We have spent the last year discussing the reality of a college education with Fruit Loop #1 and we plan to spend a lot more time discussing his future in the coming years. And, we’ve talked in frank terms about how damned expensive tuition is and how hard his father and I have worked to put the money away for him to attend.
We support his dreams and goals 100% and we want to see our son achieve his dreams. And our daughter, too, when it’s her turn in a few years.
And that means spending time in the next few years helping our children clarify their interests, developing their educational strengths and strengthening their weaknesses so that when it does come time for us to start paying tuition, they are prepared.
Do I expect them to stay in the profession they choose when they enter college for the rest of their life?
Of course not.
In fact, I am working in a field unrelated to my college degree. And while yes, I switched careers several years ago, I still earned my undergrad in four years because my parents were in the same position my husband and I find ourselves in today: multiple children headed to college and not enough money to go around.
If Fruit Loop #1 decides to take a few years off to work and travel before he settles in for a formal college education, that’s fine, too. His college fund won’t be cut off if he doesn’t matriculate immediately after high school.
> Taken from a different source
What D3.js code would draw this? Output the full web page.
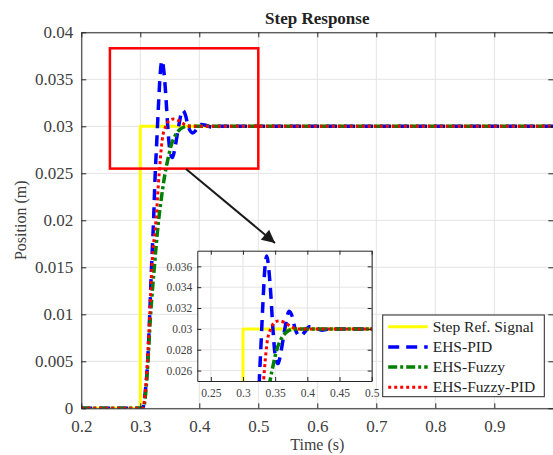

If Fruit Loop #2 decides a vocational school is a better fit or she decides on a career in the military, we will stand behind her as she chases her dreams.
My husband and I don’t want to force a career on our children, far from it, in fact.
We simply want our children to realize that, these days, a college education is a luxury and an opportunity not to be wasted. And we want our kids to know that paying for college is a group effort: we’ve done the hard work of saving, it’s their turn to do the hard work of studying and graduating on time.
Oh, and they are on their own for a Master’s degree or any education beyond a Bachelor’s degree. This mom’s bank account will be long tapped out by then. But that’s a conversation for another day….
Our children are much younger than yours (twin boys who are in first grade), but I feel the same way. I will be 59 years old when my sons finish high school, and I don’t intend to keep working into my 70s so that we can fund a years-long journey of self-exploration for them.
My parents didn’t even pay for me to go to college — I funded it all myself with scholarships, grants and loans — so I don’t feel a bit guilty.
I totally agree with your stance on college. If they’re not sure about college or their major , they can take time off after high school and get a job. The real world always help clarify life…as in, I don’t want to do this the rest of my life! A dose of real life may motivate them to work harder when they do get to college.
My father flat out told me that he did not have money to pay for my college. I was fortunate enough to get grants and loans to pay for my own college.
You have a well thought out philosophy and I’m not writing to try to change your mind. It’s just important to know this will be contradicted at every liberal arts school in the country. It goes against contemporary ideas about about student development and the transformative college experience. Their advisors, classmates and administrators will actively promote the idea of changing majors if their opinion is sought out. Generally the first two years are set up with general education requirements for the explicit purpose of having students consider courses of study they hadn’t previously considered. Yes highly specialized majors begin their requirements right away (nursing, athletic training, engineering, etc) but most students are taking two years of Gen Eds before they even start to take courses for a major. A change from English to History or Econ to Political Science generally won’t require additional time. I think the senior marketing major who decides to drop everything and change to chemistry is pretty rare.